From:        Ian Gadd <This email address is being protected from spambots. You need JavaScript enabled to view it.>
Date:         December 5, 2013 at 4:32:02 AM EST
Subject:    Anne Barton

Just over a dozen years ago, I found myself giving a seminar paper in Anne Barton’s rooms in Trinity. (And we were, literally, in her rooms: I was sitting in an armchair with various faculty dotted on sofas and chairs, and graduate students sprawled across the floor.) My paper sought to compare early modern censorship practices with those relating to the control of guns and gunpowder, primarily to compare regulatory models and protocols but also to posit an alternative means for assessing just how anxious the Tudor and Stuart governments were about the printed word.
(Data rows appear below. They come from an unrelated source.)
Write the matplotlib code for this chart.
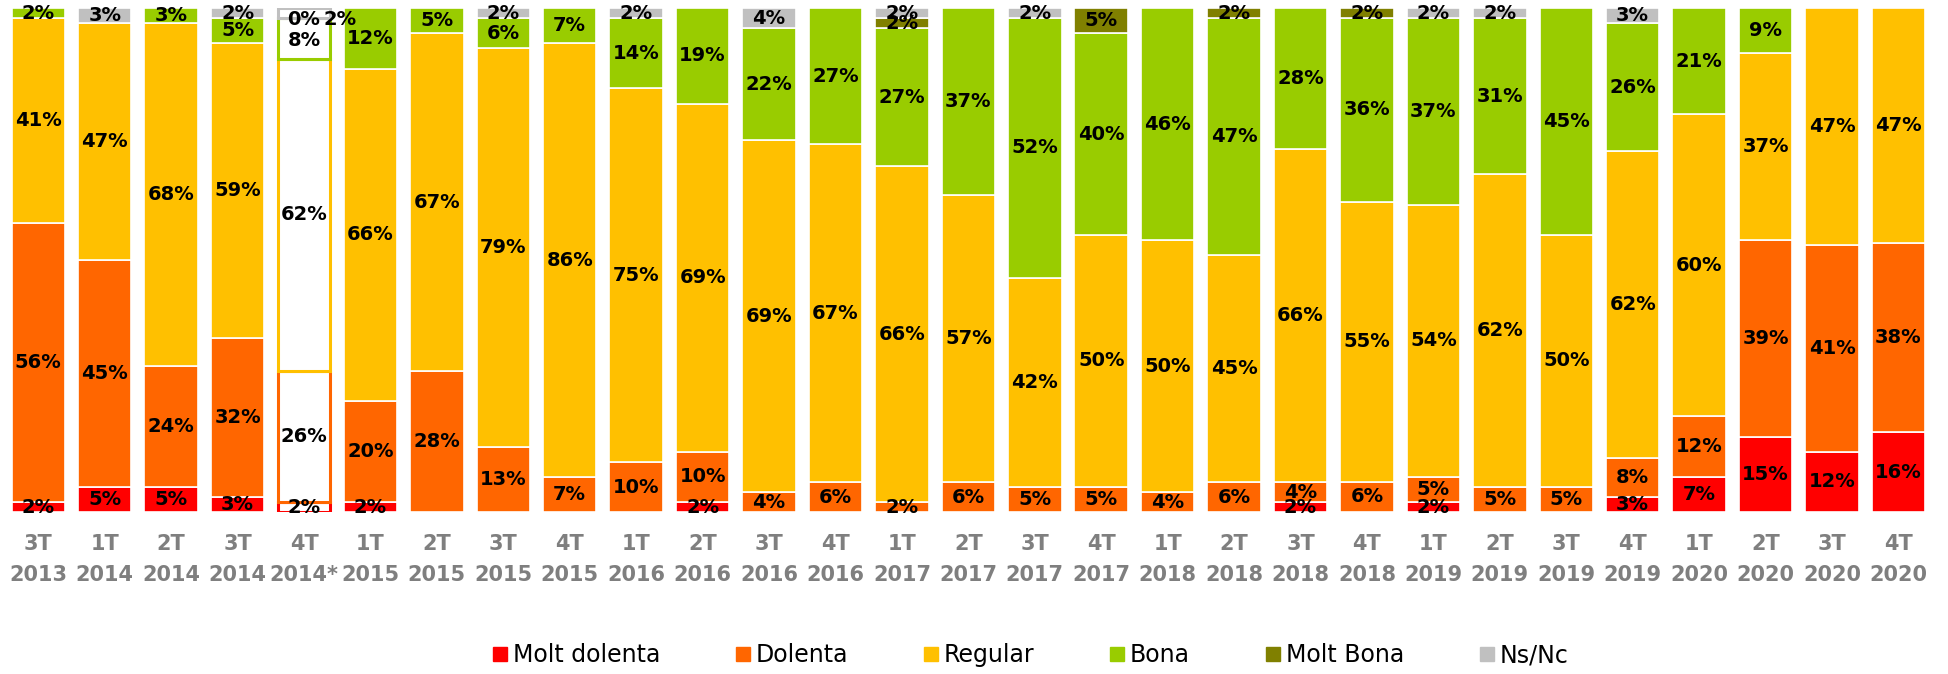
import matplotlib
matplotlib.use("Agg")
import matplotlib.pyplot as plt
from matplotlib.lines import Line2D
import numpy as np

quarters = ["3T", "1T", "2T", "3T", "4T", "1T", "2T", "3T", "4T", "1T", "2T", "3T", "4T", "1T", "2T",
            "3T", "4T", "1T", "2T", "3T", "4T", "1T", "2T", "3T", "4T", "1T", "2T", "3T", "4T"]
years = ["2013", "2014", "2014", "2014", "2014*", "2015", "2015", "2015", "2015", "2016", "2016", "2016",
         "2016", "2017", "2017", "2017", "2017", "2018", "2018", "2018", "2018", "2019", "2019", "2019",
         "2019", "2020", "2020", "2020", "2020"]

series_names = ["Molt dolenta", "Dolenta", "Regular", "Bona", "Molt Bona", "Ns/Nc"]
molt_dolenta = [2, 5, 5, 3, 2, 2, 0, 0, 0, 0, 2, 0, 0, 0, 0, 0, 0, 0, 0, 2, 0, 2, 0, 0, 3, 7, 15, 12, 16]
dolenta      = [56, 45, 24, 32, 26, 20, 28, 13, 7, 10, 10, 4, 6, 2, 6, 5, 5, 4, 6, 4, 6, 5, 5, 5, 8, 12, 39, 41, 38]
regular      = [41, 47, 68, 59, 62, 66, 67, 79, 86, 75, 69, 69, 67, 66, 57, 42, 50, 50, 45, 66, 55, 54, 62, 50, 62, 60, 37, 47, 47]
bona         = [2, 0, 3, 5, 8, 12, 5, 6, 7, 14, 19, 22, 27, 27, 37, 52, 40, 46, 47, 28, 36, 37, 31, 45, 26, 21, 9, 0, 0]
molt_bona    = [0, 0, 0, 0, 0, 0, 0, 0, 0, 0, 0, 0, 0, 2, 0, 0, 5, 0, 2, 0, 2, 0, 0, 0, 0, 0, 0, 0, 0]
ns_nc        = [0, 3, 0, 2, 2, 0, 0, 2, 0, 2, 0, 4, 0, 2, 0, 2, 0, 0, 0, 0, 0, 2, 2, 0, 3, 0, 0, 0, 0]

colors = ["#FF0000", "#FF6600", "#FFC000", "#99CC00", "#808000", "#C0C0C0"]
special_idx = 4  # 4T 2014*: outlined bar

data = np.array([molt_dolenta, dolenta, regular, bona, molt_bona, ns_nc], dtype=float)
totals = data.sum(axis=0)
norm = data / totals * 100.0

fig = plt.figure(figsize=(19.48, 6.74), dpi=100)
ax = fig.add_axes([0.0026, 0.240, 0.989, 0.748])

x = np.arange(len(quarters))
width = 0.805
bottom = np.zeros(len(quarters))
for s in range(len(series_names)):
    vals = norm[s]
    for i in range(len(x)):
        if i == special_idx:
            if data[s, i] > 0:
                ax.bar(x[i], vals[i], width=width * 0.96, bottom=bottom[i], color="white",
                       edgecolor=colors[s], linewidth=2.2, zorder=2)
        elif vals[i] > 0:
            ax.bar(x[i], vals[i], width=width, bottom=bottom[i], color=colors[s],
                   edgecolor="white", linewidth=1.2, zorder=2)
        show = data[s, i] > 0 or (i == special_idx and s == 4)
        if show:
            xc = x[i]
            yc = bottom[i] + vals[i] / 2
            if i == special_idx and s == 4:
                yc = bottom[i] - 0.3
            if i == special_idx and s == 5:
                xc = x[i] + 0.55
                yc = bottom[i] - 0.3
            if i == special_idx and s == 3:
                yc = bottom[i] + vals[i] / 2 - 0.5
            ax.text(xc, yc, f"{int(data[s, i])}%", ha="center", va="center",
                    fontsize=14, fontweight="bold", color="black", zorder=5,
                    family="DejaVu Sans")
    bottom += vals

ax.set_xlim(-0.5, len(x) - 0.5)
ax.set_ylim(0, 100)
ax.set_xticks(x)
ax.set_xticklabels([f"{q}\n{y}" for q, y in zip(quarters, years)], fontsize=15,
                   fontweight="bold", color="#7F7F7F", linespacing=1.65)
ax.tick_params(axis="x", length=0, pad=16)
ax.set_yticks([])
for sp in ax.spines.values():
    sp.set_visible(False)

handles = [Line2D([0], [0], marker="s", linestyle="none", markersize=9.5,
                  markerfacecolor=c, markeredgecolor=c) for c in colors]
fig.legend(handles, series_names, loc="center", bbox_to_anchor=(0.529, 0.028), ncol=6,
           frameon=False, fontsize=17, handlelength=0.6, handletextpad=0.25,
           columnspacing=3.2)

fig.savefig("out.png", dpi=100)
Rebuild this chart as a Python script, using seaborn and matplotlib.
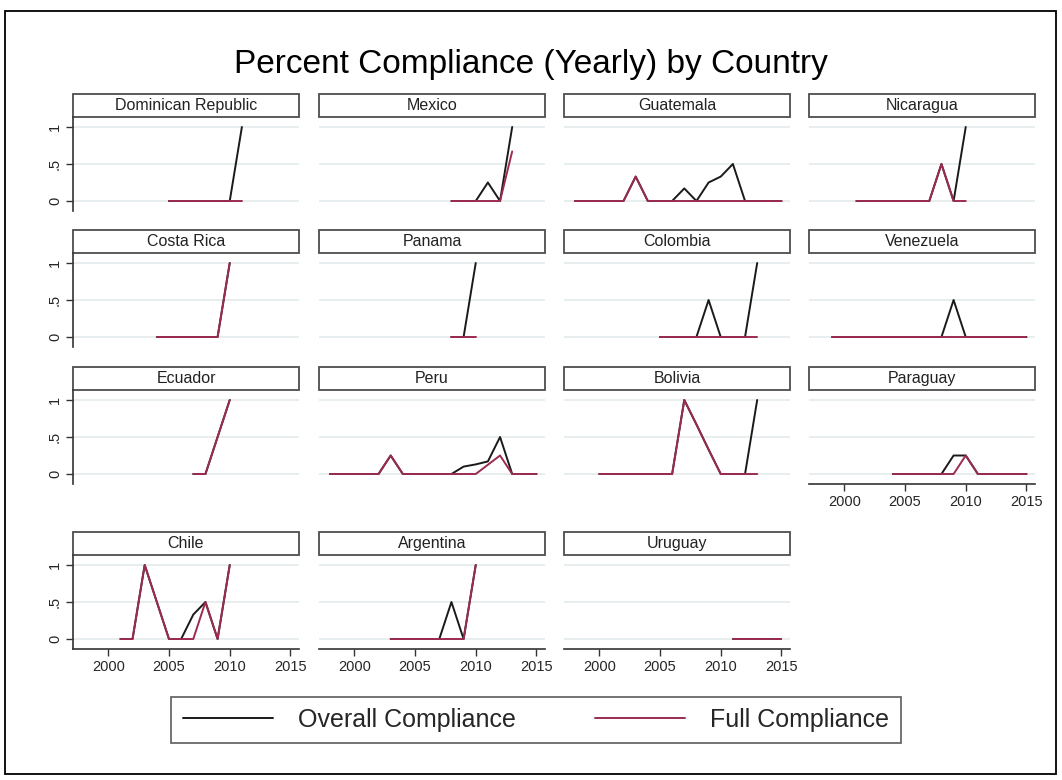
import matplotlib
matplotlib.use("Agg")
import matplotlib.pyplot as plt
from matplotlib.patches import Rectangle
from matplotlib.lines import Line2D
import pandas as pd
import seaborn as sns

# data: first year + yearly shares (overall / full)
dom_rep_start = 2005
dom_rep_overall = [0, 0, 0, 0, 0, 0, 1]
dom_rep_full = [0, 0, 0, 0, 0, 0, 0]

mexico_start = 2008
mexico_overall = [0, 0, 0, 0.25, 0, 1]
mexico_full = [0, 0, 0, 0, 0, 0.67]

guatemala_start = 1998
guatemala_overall = [0, 0, 0, 0, 0, 0.33, 0, 0, 0, 0.17, 0, 0.25, 0.33, 0.5, 0, 0, 0, 0]
guatemala_full = [0, 0, 0, 0, 0, 0.33, 0, 0, 0, 0, 0, 0, 0, 0, 0, 0, 0, 0]

nicaragua_start = 2001
nicaragua_overall = [0, 0, 0, 0, 0, 0, 0, 0.5, 0, 1]
nicaragua_full = [0, 0, 0, 0, 0, 0, 0, 0.5, 0, 0]

costa_rica_start = 2004
costa_rica_overall = [0, 0, 0, 0, 0, 0, 1]
costa_rica_full = [0, 0, 0, 0, 0, 0, 1]

panama_start = 2008
panama_overall = [0, 0, 1]
panama_full = [0, 0, 0]

colombia_start = 2005
colombia_overall = [0, 0, 0, 0, 0.5, 0, 0, 0, 1]
colombia_full = [0, 0, 0, 0, 0, 0, 0, 0, 0]

venezuela_start = 1999
venezuela_overall = [0, 0, 0, 0, 0, 0, 0, 0, 0, 0, 0.5, 0, 0, 0, 0, 0, 0]
venezuela_full = [0, 0, 0, 0, 0, 0, 0, 0, 0, 0, 0, 0, 0, 0, 0, 0, 0]

ecuador_start = 2007
ecuador_overall = [0, 0, 0.5, 1]
ecuador_full = [0, 0, 0.5, 1]

peru_start = 1998
peru_overall = [0, 0, 0, 0, 0, 0.25, 0, 0, 0, 0, 0, 0.1, 0.13, 0.17, 0.5, 0, 0, 0]
peru_full = [0, 0, 0, 0, 0, 0.25, 0, 0, 0, 0, 0, 0, 0, 0.125, 0.25, 0, 0, 0]

bolivia_start = 2000
bolivia_overall = [0, 0, 0, 0, 0, 0, 0, 1, 0.67, 0.33, 0, 0, 0, 1]
bolivia_full = [0, 0, 0, 0, 0, 0, 0, 1, 0.67, 0.33, 0, 0, 0, 0]

paraguay_start = 2004
paraguay_overall = [0, 0, 0, 0, 0, 0.25, 0.25, 0, 0, 0, 0, 0]
paraguay_full = [0, 0, 0, 0, 0, 0, 0.25, 0, 0, 0, 0, 0]

chile_start = 2001
chile_overall = [0, 0, 1, 0.5, 0, 0, 0.33, 0.5, 0, 1]
chile_full = [0, 0, 1, 0.5, 0, 0, 0, 0.5, 0, 1]

argentina_start = 2003
argentina_overall = [0, 0, 0, 0, 0, 0.5, 0, 1]
argentina_full = [0, 0, 0, 0, 0, 0, 0, 1]

uruguay_start = 2011
uruguay_overall = [0, 0, 0, 0, 0]
uruguay_full = [0, 0, 0, 0, 0]

countries = [
    ("Dominican Republic", dom_rep_start, dom_rep_overall, dom_rep_full),
    ("Mexico", mexico_start, mexico_overall, mexico_full),
    ("Guatemala", guatemala_start, guatemala_overall, guatemala_full),
    ("Nicaragua", nicaragua_start, nicaragua_overall, nicaragua_full),
    ("Costa Rica", costa_rica_start, costa_rica_overall, costa_rica_full),
    ("Panama", panama_start, panama_overall, panama_full),
    ("Colombia", colombia_start, colombia_overall, colombia_full),
    ("Venezuela", venezuela_start, venezuela_overall, venezuela_full),
    ("Ecuador", ecuador_start, ecuador_overall, ecuador_full),
    ("Peru", peru_start, peru_overall, peru_full),
    ("Bolivia", bolivia_start, bolivia_overall, bolivia_full),
    ("Paraguay", paraguay_start, paraguay_overall, paraguay_full),
    ("Chile", chile_start, chile_overall, chile_full),
    ("Argentina", argentina_start, argentina_overall, argentina_full),
    ("Uruguay", uruguay_start, uruguay_overall, uruguay_full),
]

rows = []
for name, start, overall, full in countries:
    for i, v in enumerate(overall):
        rows.append((name, start + i, v, "Overall Compliance"))
    for i, v in enumerate(full):
        rows.append((name, start + i, v, "Full Compliance"))
df = pd.DataFrame(rows, columns=["country", "year", "value", "series"])

sns.set_style("white")
plt.rcParams["font.family"] = ["Liberation Sans", "DejaVu Sans"]

BLACK = "#1a1a1a"
RED = "#9b2c4f"
palette = {"Overall Compliance": BLACK, "Full Compliance": RED}

W, H = 1062, 780
fig = plt.figure(figsize=(W / 100, H / 100), dpi=100)

# outer frame
fig.patches.append(Rectangle((5 / W, 1 - 774 / H), 1051 / W, 763 / H,
                             transform=fig.transFigure, fill=False,
                             edgecolor="black", lw=1.3))

fig.text(0.5, 1 - 64 / H, "Percent Compliance (Yearly) by Country",
         ha="center", va="center", fontsize=24, color="black")

col_left = [73, 319, 564, 809]
panel_w = 226
row_box = [(117, 211), (253, 347), (390, 484), (555, 649)]
bottom_panels = {"Paraguay", "Chile", "Argentina", "Uruguay"}

for k, (name, start, overall, full) in enumerate(countries):
    r, c = divmod(k, 4)
    top, bot = row_box[r]
    ax = fig.add_axes([col_left[c] / W, 1 - bot / H, panel_w / W, (bot - top) / H])
    sub = df[df["country"] == name]
    sns.lineplot(data=sub, x="year", y="value", hue="series",
                 hue_order=["Overall Compliance", "Full Compliance"],
                 palette=palette, lw=1.4, legend=False, ax=ax)
    ax.set_xlim(1997.1, 2015.7)
    ax.set_ylim(-0.135, 1.135)
    ax.set_yticks([0, 0.5, 1])
    ax.set_xticks([2000, 2005, 2010, 2015])
    ax.yaxis.grid(True, color="#e4eaed", lw=1.2)
    ax.set_axisbelow(True)
    ax.set_xlabel("")
    ax.set_ylabel("")
    for s in ax.spines.values():
        s.set_visible(False)

    if c == 0:
        ax.spines["left"].set_visible(True)
        ax.spines["left"].set_color("#333333")
        ax.spines["left"].set_linewidth(1.2)
        ax.set_yticklabels(["0", ".5", "1"], rotation=90, va="center")
        ax.tick_params(axis="y", left=True, length=5, width=1, color="#333333",
                       labelsize=10.5, pad=3)
    else:
        ax.tick_params(axis="y", left=False, labelleft=False)

    if name in bottom_panels:
        ax.spines["bottom"].set_visible(True)
        ax.spines["bottom"].set_color("#333333")
        ax.spines["bottom"].set_linewidth(1.2)
        ax.tick_params(axis="x", bottom=True, length=5, width=1, color="#333333",
                       labelsize=10.5, pad=3)
    else:
        ax.tick_params(axis="x", bottom=False, labelbottom=False)

    # strip header
    sh = 23 / (bot - top)
    ax.add_patch(Rectangle((0, 1), 1, sh, transform=ax.transAxes, clip_on=False,
                           facecolor="white", edgecolor="#4d4d4d", lw=1.3))
    ax.text(0.5, 1 + sh / 2, name, transform=ax.transAxes, ha="center",
            va="center", fontsize=11.5, color="#222222")

handles = [Line2D([], [], color=BLACK, lw=1.4), Line2D([], [], color=RED, lw=1.4)]
leg = fig.legend(handles, ["Overall Compliance", "Full Compliance"],
                 loc="center", bbox_to_anchor=(536 / W, 1 - 720 / H), ncol=2,
                 fontsize=18, frameon=True, fancybox=False, handlelength=3.6,
                 columnspacing=3.2, handletextpad=1.0, borderpad=0.45)
leg.get_frame().set_edgecolor("#333333")
leg.get_frame().set_linewidth(1.2)

fig.savefig("out.png", dpi=100)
As a young gauche post-doctoral fellow, I had toyed with the idea of beginning the seminar with a visible affirmation of the different symbolic power of books and guns, by bringing in both an early printed book and a (replica) early modern firearm. To that end, I had several telephone conversations with various officers in the university before realising that the paperwork—and the very real risks—associated with carrying something that looked like a gun across a British city in broad daylight and into a Cambridge college was just too much. So I began the paper by apologising for not having brought a gun with me . . .

 . . . whereupon Professor Barton, sitting in the far corner, interjected: ‘But I have one here’. She opened a nearby drawer and pulled out a nineteenth-century pistol. Seldom has there been such a frisson in a Renaissance literature seminar. And, it must be said, it took a considerable effort to re-compose myself in order to deliver the rest of the paper.

During the drinks afterwards, it transpired that the pistol belonged to her great(?)-grandfather who, if I recall correctly, was the youngest Confederate general in the US civil war. It had been passed down the generations until it had reached Professor Barton, who had brought it to England but was a bit baffled with what to do with it next. It hadn’t been licensed or made safe. (She was holding the pistol when she made the latter revelation, prompting the circle around her to take an ever-so-small step backwards.)

That was my only personal encounter with Anne Barton, but I could hardly ask for a more memorable one. Should I ever finally write up that paper, it will open with the line: ‘This all began with Anne Barton drew a gun on me.’